##### DATA PROVIDED

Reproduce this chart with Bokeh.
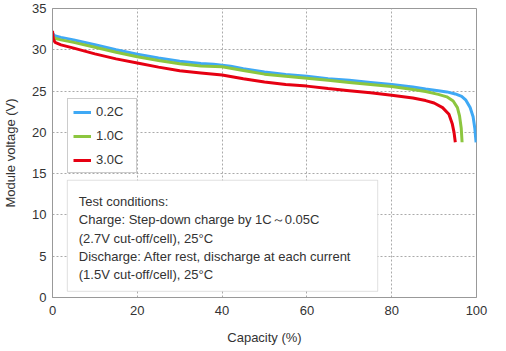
from bokeh.plotting import figure
from bokeh.models import Legend, LegendItem, Label, BoxAnnotation, FixedTicker, Range1d
from bokeh.embed import file_html
from bokeh.resources import INLINE

# ---- data ----
capacity_02 = [0, 0.5, 2, 5, 10, 15, 20, 25, 30, 35, 38, 42, 45, 50, 55, 60, 65, 70, 75, 80,
               85, 88, 91, 93, 95, 96.5, 97.5, 98.5, 99.2, 99.6, 99.9]
voltage_02 = [32.0, 31.7, 31.5, 31.2, 30.6, 30.0, 29.45, 29.0, 28.6, 28.35, 28.25, 28.0, 27.7, 27.3,
              27.0, 26.8, 26.5, 26.3, 26.05, 25.8, 25.5, 25.25, 25.05, 24.9, 24.65, 24.35, 23.9,
              23.0, 21.9, 20.5, 18.8]

capacity_10 = [0, 0.5, 2, 5, 10, 15, 20, 25, 30, 35, 40, 45, 50, 55, 60, 65, 70, 75, 80, 85,
               88, 91, 93, 94.5, 95.5, 96.0, 96.4, 96.6]
voltage_10 = [31.6, 31.4, 31.2, 30.9, 30.3, 29.7, 29.15, 28.7, 28.3, 28.05, 27.95, 27.5, 27.05,
              26.8, 26.55, 26.3, 26.05, 25.8, 25.55, 25.2, 24.95, 24.6, 24.3, 23.8, 23.0, 22.0,
              20.5, 18.8]

capacity_30 = [0, 0.2, 0.6, 2, 5, 10, 15, 20, 25, 30, 35, 40, 45, 50, 55, 60, 65, 70, 75, 80,
               85, 88, 90, 92, 93.5, 94.3, 94.7, 95.0]
voltage_30 = [32.3, 31.3, 30.9, 30.6, 30.2, 29.5, 28.9, 28.4, 27.9, 27.45, 27.2, 26.95, 26.5,
              26.1, 25.8, 25.6, 25.3, 25.05, 24.8, 24.5, 24.15, 23.85, 23.55, 23.0, 22.2, 21.0,
              20.0, 18.8]

series_labels = ["0.2C", "1.0C", "3.0C"]
series_colors = ["#3fa9f5", "#8cc63f", "#e60012"]
x_ticks = [0, 20, 40, 60, 80, 100]
y_ticks = [0, 5, 10, 15, 20, 25, 30, 35]
note_lines = [
    "Test conditions:",
    "Charge: Step-down charge by 1C\uff5e0.05C",
    "(2.7V cut-off/cell), 25\u00b0C",
    "Discharge: After rest, discharge at each current",
    "(1.5V cut-off/cell), 25\u00b0C",
]

FONT = "Liberation Sans"
TXT = "#333333"
GRID = "#aaaaaa"
FRAME = "#999999"

p = figure(width=506, height=351, x_range=Range1d(0, 100), y_range=Range1d(0, 35),
           output_backend="svg", toolbar_location=None,
           min_border_left=52, min_border_right=30, min_border_top=8, min_border_bottom=54)

p.outline_line_color = FRAME
p.outline_line_width = 1
p.background_fill_color = "white"
p.border_fill_color = "white"

for ax in (p.xaxis[0], p.yaxis[0]):
    ax.axis_line_color = FRAME
    ax.major_tick_line_color = None
    ax.minor_tick_line_color = None
    ax.major_tick_out = 0
    ax.major_tick_in = 0
    ax.minor_tick_out = 0
    ax.major_label_text_font = FONT
    ax.major_label_text_font_size = "13px"
    ax.major_label_text_color = TXT
    ax.axis_label_text_font = FONT
    ax.axis_label_text_font_size = "13px"
    ax.axis_label_text_font_style = "normal"
    ax.axis_label_text_color = TXT

p.xaxis.ticker = FixedTicker(ticks=x_ticks)
p.yaxis.ticker = FixedTicker(ticks=y_ticks)
p.xaxis.axis_label = "Capacity (%)"
p.yaxis.axis_label = "Module voltage (V)"
p.xaxis.major_label_standoff = 8
p.yaxis.major_label_standoff = 6
p.xaxis.axis_label_standoff = 12
p.yaxis.axis_label_standoff = 11

p.xgrid.grid_line_color = GRID
p.ygrid.grid_line_color = GRID
p.xgrid.grid_line_dash = "2 2"
p.ygrid.grid_line_dash = "2 2"

renderers = []
for xs, ys, c in [(capacity_02, voltage_02, series_colors[0]),
                  (capacity_10, voltage_10, series_colors[1]),
                  (capacity_30, voltage_30, series_colors[2])]:
    r = p.line(xs, ys, line_color=c, line_width=3)
    renderers.append(r)

legend = Legend(items=[LegendItem(label=lab, renderers=[r]) for lab, r in zip(series_labels, renderers)],
                location=(15, 124), orientation="vertical",
                label_text_font=FONT, label_text_font_size="13px", label_text_color=TXT,
                glyph_width=18, glyph_height=14, label_height=14, label_standoff=5,
                label_width=35, spacing=9, padding=5, margin=0,
                border_line_color=FRAME, border_line_width=1, background_fill_alpha=1)
p.add_layout(legend, "center")

# note box
p.add_layout(BoxAnnotation(left=3.5, right=76.7, bottom=0.75, top=14.2,
                           fill_color="white", fill_alpha=1, line_color=FRAME, line_width=1))
p.add_layout(Label(x=6.2, y=12.5, text="\n".join(note_lines), text_font=FONT,
                   text_font_size="13px", text_color=TXT, text_baseline="top",
                   text_line_height=1.21))

open("out.html", "w").write(file_html(p, INLINE))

##########

*TASK GOAL*. Give back exactly the lines from the first line of the data through the line with "from bokeh.resources import INLINE", pictures excluded.

*TASK RESPONSE*.
Reproduce this chart with Bokeh.
from bokeh.plotting import figure
from bokeh.models import Legend, LegendItem, Label, BoxAnnotation, FixedTicker, Range1d
from bokeh.embed import file_html
from bokeh.resources import INLINE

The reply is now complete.